他書には収録されていない清張の『電筆』という名短篇・・・【情熱的読書人間のないしょ話(230)】
今日は、千葉県・流山の魅力再発見散策会に参加しました。分厚く垂れ込めた雲の下の青空、雲の切れ目から日が射し始めた瞬間が印象的でした。小林一茶が数十回も訪れた場所に建つ一茶双樹記念館の庭の紅葉したヤマモミジが、こちら側から覗けます。庭に置かれた大石の窪みの水面にヤマモミジの紅葉が映り込んでいます。紅葉したナナカマドを太陽が浮かび上がらせています。同じ町内の浅間(せんげん)神社の裏手に富士山の溶岩で造られた富士塚があり、頂上まで登ると富士山に登ったのと同じご利益があると言われたので、迷わず登ってしまいました(笑)。因みに、本日の歩数は29,682でした。

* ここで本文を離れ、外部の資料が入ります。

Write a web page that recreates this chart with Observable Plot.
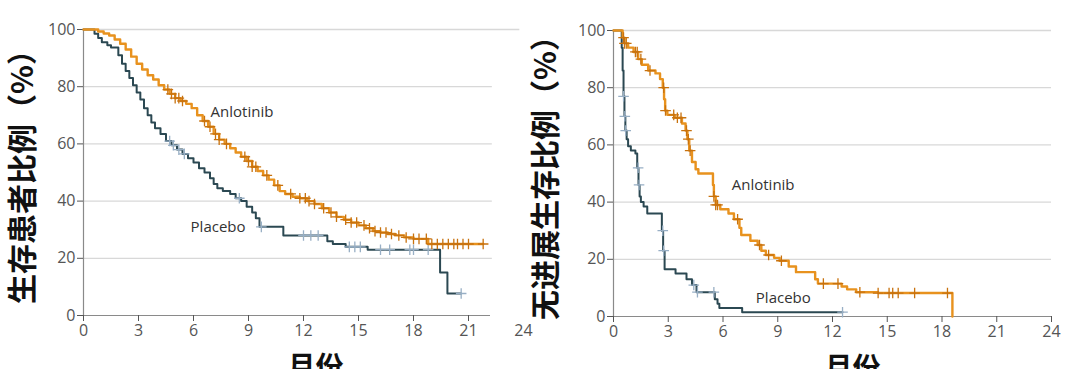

閑話休題、特定の領域で画期的な業績を上げながら、報われない人生を送った人物を書かせたら、松本清張の右に出る者はいないでしょう。その清張の短篇『電筆』の主人公は、日本速記術の創始者・田鎖綱紀ですが、彼も同じ系譜に属する人間です。
「昼は鉱山の仕事に従事し、疲れた身体を夜の勉強に当てた、うす暗い洋燈の下で、友人が寝静まってしまうのちまでも、日本語に移す工夫に耽った。しかし、これもやさしい作業ではなかった。基本文字は英字から出発している。全く文脈も字体も違う日本語にそのまま当てはめることは出来なかった」。
「綱紀が(弟子たちに)教えたのは、自分でも分っているように、完成したものではなかった。従って、教えられたほうは、ただ単に基本的な記号だけを学んだことになる。これでは実用化する速度が全くない。そこで、弟子たちは、綱紀から習った基本記号にそれぞれ工夫をし、創意を加え、独自の改良をして行ったのである。この辺から、綱紀とその弟子たちとの間には、間隙が起りはじめる。ステノフォノグラフィーは、他の学問のようにそのままの継承ではなく、個人的な創意が勝手に加わるから、その瞬間には、すでにそれぞれが創始者になるのだ。師弟の間を結ぶ靭帯は、何となく切れ易いものになってゆく。それは、弟子どもにとって早晩、師の綱紀を必要としなくなるのであった」。
「弟子の若林玵蔵、林茂淳などが中央で活躍しているのに、綱紀が徒らに地方の流浪をつづけていたのは、どうした理由であろうか。それは綱紀自身の持っている放浪性にももちろん因るであろう。しかし、すでに、綱紀の始めた速記術は時流に取り残されていたのである」。
「(死期の迫った病床で叫んだ)言葉のなかにも、時流に取り残された創始者の運命に対する彼の忿懣が現れているような気がする」。
「若林玵蔵が円朝の『牡丹燈籠』を筆記したのは有名だが、この速記文から暗示をうけた二葉亭四迷の口語体小説『浮雲』が出たことも周知の通りである」と、結ばれています。
この他書には収録されていない『電筆』を、『とっておき名短篇』(北村薫・宮部みゆき編、ちくま文庫)に収めた北村薫と宮部みゆきの眼力はさすがです。